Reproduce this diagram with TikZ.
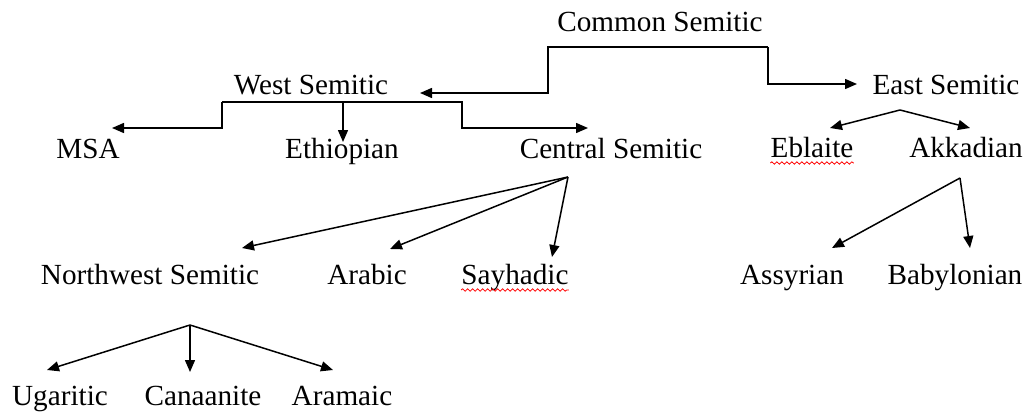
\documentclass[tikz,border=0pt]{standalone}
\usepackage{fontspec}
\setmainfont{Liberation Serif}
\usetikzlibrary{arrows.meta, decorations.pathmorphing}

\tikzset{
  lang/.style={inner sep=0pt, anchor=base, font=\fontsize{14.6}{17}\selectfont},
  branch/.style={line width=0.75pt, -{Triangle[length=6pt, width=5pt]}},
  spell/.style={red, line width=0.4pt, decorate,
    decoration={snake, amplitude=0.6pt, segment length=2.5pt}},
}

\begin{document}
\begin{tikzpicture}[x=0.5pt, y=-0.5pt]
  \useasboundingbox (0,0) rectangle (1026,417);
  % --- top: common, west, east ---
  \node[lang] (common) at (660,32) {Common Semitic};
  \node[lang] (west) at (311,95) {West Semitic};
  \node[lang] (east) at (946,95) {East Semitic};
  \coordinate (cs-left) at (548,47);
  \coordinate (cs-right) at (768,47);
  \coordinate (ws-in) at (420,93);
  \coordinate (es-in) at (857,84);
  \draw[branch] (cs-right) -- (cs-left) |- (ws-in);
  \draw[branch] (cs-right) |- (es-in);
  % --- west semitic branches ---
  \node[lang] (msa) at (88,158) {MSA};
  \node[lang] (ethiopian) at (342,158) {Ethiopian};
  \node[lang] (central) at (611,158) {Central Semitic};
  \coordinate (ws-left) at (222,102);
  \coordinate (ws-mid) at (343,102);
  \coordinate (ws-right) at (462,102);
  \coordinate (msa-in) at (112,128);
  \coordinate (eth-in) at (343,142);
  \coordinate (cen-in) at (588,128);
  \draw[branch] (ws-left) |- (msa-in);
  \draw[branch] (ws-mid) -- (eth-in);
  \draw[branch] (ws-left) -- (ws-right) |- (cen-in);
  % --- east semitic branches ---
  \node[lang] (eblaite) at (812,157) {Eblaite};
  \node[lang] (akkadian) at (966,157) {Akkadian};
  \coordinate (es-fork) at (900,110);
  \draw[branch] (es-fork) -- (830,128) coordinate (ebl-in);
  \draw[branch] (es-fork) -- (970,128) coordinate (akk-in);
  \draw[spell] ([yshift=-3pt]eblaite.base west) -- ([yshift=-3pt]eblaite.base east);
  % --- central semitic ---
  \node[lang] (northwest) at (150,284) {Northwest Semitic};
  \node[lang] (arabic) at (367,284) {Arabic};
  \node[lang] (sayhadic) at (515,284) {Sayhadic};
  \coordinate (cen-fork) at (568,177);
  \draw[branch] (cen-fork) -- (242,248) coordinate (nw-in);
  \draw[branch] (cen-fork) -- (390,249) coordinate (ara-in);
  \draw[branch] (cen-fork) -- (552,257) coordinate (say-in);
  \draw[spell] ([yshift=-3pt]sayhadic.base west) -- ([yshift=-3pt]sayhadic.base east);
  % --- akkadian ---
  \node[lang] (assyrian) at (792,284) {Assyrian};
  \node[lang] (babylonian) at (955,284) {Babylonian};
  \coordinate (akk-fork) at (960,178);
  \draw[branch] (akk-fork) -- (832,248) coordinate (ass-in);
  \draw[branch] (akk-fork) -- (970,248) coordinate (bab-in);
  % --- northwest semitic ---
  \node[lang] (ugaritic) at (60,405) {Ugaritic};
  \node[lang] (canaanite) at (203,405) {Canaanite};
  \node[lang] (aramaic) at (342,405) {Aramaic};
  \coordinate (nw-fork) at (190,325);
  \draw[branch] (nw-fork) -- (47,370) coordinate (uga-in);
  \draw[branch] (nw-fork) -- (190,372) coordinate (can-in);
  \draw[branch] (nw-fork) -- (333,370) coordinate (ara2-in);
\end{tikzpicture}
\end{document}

• THE TASK:
All of the data above should be transcribed verbatim, with pictures omitted.

• ANSWER IN FULL:
Reproduce this diagram with TikZ.
\documentclass[tikz,border=0pt]{standalone}
\usepackage{fontspec}
\setmainfont{Liberation Serif}
\usetikzlibrary{arrows.meta, decorations.pathmorphing}

\tikzset{
  lang/.style={inner sep=0pt, anchor=base, font=\fontsize{14.6}{17}\selectfont},
  branch/.style={line width=0.75pt, -{Triangle[length=6pt, width=5pt]}},
  spell/.style={red, line width=0.4pt, decorate,
    decoration={snake, amplitude=0.6pt, segment length=2.5pt}},
}

\begin{document}
\begin{tikzpicture}[x=0.5pt, y=-0.5pt]
  \useasboundingbox (0,0) rectangle (1026,417);
  % --- top: common, west, east ---
  \node[lang] (common) at (660,32) {Common Semitic};
  \node[lang] (west) at (311,95) {West Semitic};
  \node[lang] (east) at (946,95) {East Semitic};
  \coordinate (cs-left) at (548,47);
  \coordinate (cs-right) at (768,47);
  \coordinate (ws-in) at (420,93);
  \coordinate (es-in) at (857,84);
  \draw[branch] (cs-right) -- (cs-left) |- (ws-in);
  \draw[branch] (cs-right) |- (es-in);
  % --- west semitic branches ---
  \node[lang] (msa) at (88,158) {MSA};
  \node[lang] (ethiopian) at (342,158) {Ethiopian};
  \node[lang] (central) at (611,158) {Central Semitic};
  \coordinate (ws-left) at (222,102);
  \coordinate (ws-mid) at (343,102);
  \coordinate (ws-right) at (462,102);
  \coordinate (msa-in) at (112,128);
  \coordinate (eth-in) at (343,142);
  \coordinate (cen-in) at (588,128);
  \draw[branch] (ws-left) |- (msa-in);
  \draw[branch] (ws-mid) -- (eth-in);
  \draw[branch] (ws-left) -- (ws-right) |- (cen-in);
  % --- east semitic branches ---
  \node[lang] (eblaite) at (812,157) {Eblaite};
  \node[lang] (akkadian) at (966,157) {Akkadian};
  \coordinate (es-fork) at (900,110);
  \draw[branch] (es-fork) -- (830,128) coordinate (ebl-in);
  \draw[branch] (es-fork) -- (970,128) coordinate (akk-in);
  \draw[spell] ([yshift=-3pt]eblaite.base west) -- ([yshift=-3pt]eblaite.base east);
  % --- central semitic ---
  \node[lang] (northwest) at (150,284) {Northwest Semitic};
  \node[lang] (arabic) at (367,284) {Arabic};
  \node[lang] (sayhadic) at (515,284) {Sayhadic};
  \coordinate (cen-fork) at (568,177);
  \draw[branch] (cen-fork) -- (242,248) coordinate (nw-in);
  \draw[branch] (cen-fork) -- (390,249) coordinate (ara-in);
  \draw[branch] (cen-fork) -- (552,257) coordinate (say-in);
  \draw[spell] ([yshift=-3pt]sayhadic.base west) -- ([yshift=-3pt]sayhadic.base east);
  % --- akkadian ---
  \node[lang] (assyrian) at (792,284) {Assyrian};
  \node[lang] (babylonian) at (955,284) {Babylonian};
  \coordinate (akk-fork) at (960,178);
  \draw[branch] (akk-fork) -- (832,248) coordinate (ass-in);
  \draw[branch] (akk-fork) -- (970,248) coordinate (bab-in);
  % --- northwest semitic ---
  \node[lang] (ugaritic) at (60,405) {Ugaritic};
  \node[lang] (canaanite) at (203,405) {Canaanite};
  \node[lang] (aramaic) at (342,405) {Aramaic};
  \coordinate (nw-fork) at (190,325);
  \draw[branch] (nw-fork) -- (47,370) coordinate (uga-in);
  \draw[branch] (nw-fork) -- (190,372) coordinate (can-in);
  \draw[branch] (nw-fork) -- (333,370) coordinate (ara2-in);
\end{tikzpicture}
\end{document}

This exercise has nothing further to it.